### REQUIREMENT
Only the lines from the top of the listing below to the line that has "0.022, 0.024, 0.026, 0.028, 0.030, 0.032]" should be echoed, with both ends kept and pictures left out.

-=-=-

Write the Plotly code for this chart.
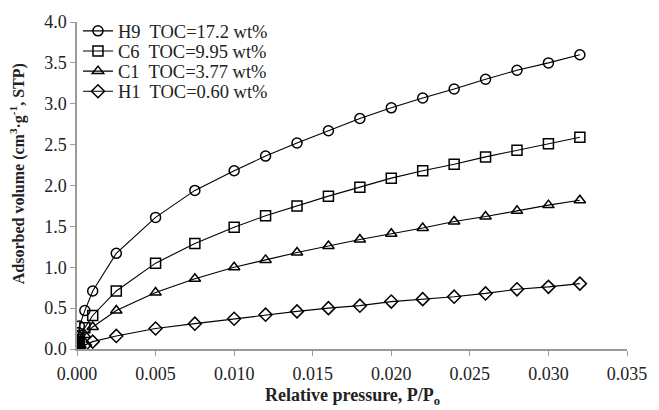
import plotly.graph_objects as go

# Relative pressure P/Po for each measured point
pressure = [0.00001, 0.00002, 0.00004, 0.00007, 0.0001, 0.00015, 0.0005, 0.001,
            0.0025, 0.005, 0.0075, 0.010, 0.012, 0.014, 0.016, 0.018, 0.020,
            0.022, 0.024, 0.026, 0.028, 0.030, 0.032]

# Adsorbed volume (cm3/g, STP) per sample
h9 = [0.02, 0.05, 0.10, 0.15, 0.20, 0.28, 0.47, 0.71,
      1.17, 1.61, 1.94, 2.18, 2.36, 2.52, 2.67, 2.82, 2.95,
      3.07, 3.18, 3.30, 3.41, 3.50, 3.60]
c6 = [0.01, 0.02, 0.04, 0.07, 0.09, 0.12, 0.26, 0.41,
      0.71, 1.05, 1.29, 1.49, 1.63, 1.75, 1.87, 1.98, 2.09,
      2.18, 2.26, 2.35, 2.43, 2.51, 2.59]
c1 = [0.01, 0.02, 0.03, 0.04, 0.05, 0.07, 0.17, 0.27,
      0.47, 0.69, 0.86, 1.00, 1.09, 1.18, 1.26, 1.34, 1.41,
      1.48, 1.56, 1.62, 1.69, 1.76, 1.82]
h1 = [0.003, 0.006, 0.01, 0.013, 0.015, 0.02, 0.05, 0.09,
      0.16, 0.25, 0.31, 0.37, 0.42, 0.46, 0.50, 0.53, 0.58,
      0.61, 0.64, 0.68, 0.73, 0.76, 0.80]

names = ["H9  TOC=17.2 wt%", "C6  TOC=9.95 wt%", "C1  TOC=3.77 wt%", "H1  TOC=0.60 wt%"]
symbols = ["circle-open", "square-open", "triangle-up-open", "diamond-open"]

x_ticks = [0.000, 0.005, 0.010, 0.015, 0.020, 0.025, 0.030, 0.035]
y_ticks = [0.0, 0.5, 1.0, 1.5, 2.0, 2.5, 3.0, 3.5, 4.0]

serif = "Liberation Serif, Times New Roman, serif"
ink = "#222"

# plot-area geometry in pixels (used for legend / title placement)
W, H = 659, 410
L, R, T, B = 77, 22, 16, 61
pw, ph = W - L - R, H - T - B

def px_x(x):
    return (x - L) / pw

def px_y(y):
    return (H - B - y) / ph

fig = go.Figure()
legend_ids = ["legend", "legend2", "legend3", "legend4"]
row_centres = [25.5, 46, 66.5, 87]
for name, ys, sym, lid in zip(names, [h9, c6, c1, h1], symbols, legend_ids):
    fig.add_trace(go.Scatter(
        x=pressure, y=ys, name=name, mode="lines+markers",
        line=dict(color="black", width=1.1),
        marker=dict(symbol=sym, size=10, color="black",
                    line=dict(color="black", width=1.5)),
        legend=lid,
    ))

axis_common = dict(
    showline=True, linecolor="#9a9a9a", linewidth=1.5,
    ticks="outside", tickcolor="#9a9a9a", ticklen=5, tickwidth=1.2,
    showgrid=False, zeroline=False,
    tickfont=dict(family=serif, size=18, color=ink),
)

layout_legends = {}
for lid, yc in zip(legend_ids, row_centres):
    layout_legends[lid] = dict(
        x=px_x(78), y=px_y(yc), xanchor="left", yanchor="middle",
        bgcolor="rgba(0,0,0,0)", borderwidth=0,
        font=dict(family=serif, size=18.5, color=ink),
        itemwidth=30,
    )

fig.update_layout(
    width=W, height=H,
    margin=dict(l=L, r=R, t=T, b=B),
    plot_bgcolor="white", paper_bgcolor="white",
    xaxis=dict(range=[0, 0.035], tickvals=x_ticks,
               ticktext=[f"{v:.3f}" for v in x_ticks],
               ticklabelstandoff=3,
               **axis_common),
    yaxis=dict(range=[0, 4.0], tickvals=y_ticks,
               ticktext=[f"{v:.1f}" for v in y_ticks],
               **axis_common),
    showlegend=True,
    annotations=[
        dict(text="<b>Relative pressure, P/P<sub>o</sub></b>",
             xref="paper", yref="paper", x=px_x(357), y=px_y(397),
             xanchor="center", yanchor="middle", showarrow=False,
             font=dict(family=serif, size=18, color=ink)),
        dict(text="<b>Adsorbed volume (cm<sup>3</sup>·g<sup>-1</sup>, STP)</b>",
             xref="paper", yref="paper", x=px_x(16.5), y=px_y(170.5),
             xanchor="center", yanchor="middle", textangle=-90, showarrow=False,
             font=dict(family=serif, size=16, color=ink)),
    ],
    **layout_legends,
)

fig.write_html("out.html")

-=-=-

### PROBLEM SOLUTION
Write the Plotly code for this chart.
import plotly.graph_objects as go

# Relative pressure P/Po for each measured point
pressure = [0.00001, 0.00002, 0.00004, 0.00007, 0.0001, 0.00015, 0.0005, 0.001,
            0.0025, 0.005, 0.0075, 0.010, 0.012, 0.014, 0.016, 0.018, 0.020,
            0.022, 0.024, 0.026, 0.028, 0.030, 0.032]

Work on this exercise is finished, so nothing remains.